When a ship’s in distress 
then who cleans up the mess?
Why, it’s Salty McGuire the gob!

We sail as we lead a rough life.
We eat our peas with a knife.
When the ocean gets rough,
that’s the time we get tough!
Oh, I’m Salty McGuire the Gob!”

In between the verses, Salty dances the traditional hornpipe, showing some fancy footwork, and when he sings about eating his peas with a knife, Salty demonstrates it immediately for us. (He's a true man of his word, that Salty!)

Elsewhere, a speedboat driven by a cat wearing a captain's hat zips along with eight other cats sitting in the back. The speedboat rides straight through a big wave and when it emerges on the other side, the eight other cats are left floating in the ocean while the captain and his boat speeds away. On the beach, scores of cats wave their arms in limited animation joy, with dim shouts of "Hooray" and "Woo hoo!" heard on the soundtrack.

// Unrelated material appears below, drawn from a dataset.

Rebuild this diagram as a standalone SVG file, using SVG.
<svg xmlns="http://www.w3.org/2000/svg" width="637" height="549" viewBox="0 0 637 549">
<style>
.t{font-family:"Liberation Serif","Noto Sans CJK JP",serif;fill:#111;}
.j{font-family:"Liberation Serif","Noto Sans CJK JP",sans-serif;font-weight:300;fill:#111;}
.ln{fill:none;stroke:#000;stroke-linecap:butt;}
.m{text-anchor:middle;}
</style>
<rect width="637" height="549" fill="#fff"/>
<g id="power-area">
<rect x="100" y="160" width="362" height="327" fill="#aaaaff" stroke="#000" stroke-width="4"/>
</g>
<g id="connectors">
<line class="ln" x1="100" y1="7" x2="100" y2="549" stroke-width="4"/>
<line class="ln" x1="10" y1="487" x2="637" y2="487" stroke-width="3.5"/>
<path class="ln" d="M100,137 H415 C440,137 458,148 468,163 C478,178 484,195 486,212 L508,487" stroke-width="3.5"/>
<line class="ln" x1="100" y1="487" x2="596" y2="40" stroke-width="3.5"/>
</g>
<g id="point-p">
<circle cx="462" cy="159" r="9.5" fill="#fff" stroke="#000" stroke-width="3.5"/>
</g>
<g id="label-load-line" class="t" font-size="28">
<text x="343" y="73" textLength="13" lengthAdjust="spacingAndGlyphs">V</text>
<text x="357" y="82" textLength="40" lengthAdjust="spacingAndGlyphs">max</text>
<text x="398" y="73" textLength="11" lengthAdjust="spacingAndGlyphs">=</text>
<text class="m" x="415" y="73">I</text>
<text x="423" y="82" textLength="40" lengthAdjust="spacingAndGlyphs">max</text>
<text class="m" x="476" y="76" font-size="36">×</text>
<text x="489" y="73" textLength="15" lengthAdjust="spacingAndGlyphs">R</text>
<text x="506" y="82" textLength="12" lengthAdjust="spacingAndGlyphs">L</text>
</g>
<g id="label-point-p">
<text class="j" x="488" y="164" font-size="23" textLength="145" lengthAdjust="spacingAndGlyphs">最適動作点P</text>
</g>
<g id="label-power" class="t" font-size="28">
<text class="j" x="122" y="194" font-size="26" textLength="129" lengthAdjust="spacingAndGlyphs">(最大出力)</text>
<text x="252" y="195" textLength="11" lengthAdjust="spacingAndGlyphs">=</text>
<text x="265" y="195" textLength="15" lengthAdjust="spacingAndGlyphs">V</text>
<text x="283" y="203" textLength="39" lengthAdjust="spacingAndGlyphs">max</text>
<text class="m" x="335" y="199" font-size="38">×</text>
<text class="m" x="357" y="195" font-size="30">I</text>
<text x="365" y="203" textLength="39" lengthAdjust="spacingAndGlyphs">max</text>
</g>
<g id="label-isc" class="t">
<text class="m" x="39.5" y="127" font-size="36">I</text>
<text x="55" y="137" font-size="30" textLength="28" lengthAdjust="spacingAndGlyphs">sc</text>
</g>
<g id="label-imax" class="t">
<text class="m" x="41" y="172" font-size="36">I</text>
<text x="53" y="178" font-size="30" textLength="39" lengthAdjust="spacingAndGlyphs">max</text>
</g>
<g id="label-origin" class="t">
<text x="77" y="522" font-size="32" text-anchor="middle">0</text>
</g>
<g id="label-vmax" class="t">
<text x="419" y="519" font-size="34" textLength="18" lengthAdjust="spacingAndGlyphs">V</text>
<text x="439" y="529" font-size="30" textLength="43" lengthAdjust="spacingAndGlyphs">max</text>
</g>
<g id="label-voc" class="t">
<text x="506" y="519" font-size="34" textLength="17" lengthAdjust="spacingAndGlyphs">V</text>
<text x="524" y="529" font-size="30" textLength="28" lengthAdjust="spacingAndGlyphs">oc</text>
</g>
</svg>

A hippo waterskier, actually using a large plank of wood instead of skis, is being towed by a large, razor-backed fish. She flips off the board and does a somersault into the ocean. A monkey stretches out his comically long arms in a slow breaststroke but a bird passes over him and drops an anchor, for no logical reason, onto his head. The monkey sinks and we don't see him for the remainder of the film. An elephant cranks the engine on an outboard motor and the boat immediately takes off into the air, even with the elephant inside. The elephant eventually falls out of the flying boat but her skirt fills up with air around her like a parachute. She floats softly for but a few brief seconds, but then her skirt collapses, and she drops hard into the water.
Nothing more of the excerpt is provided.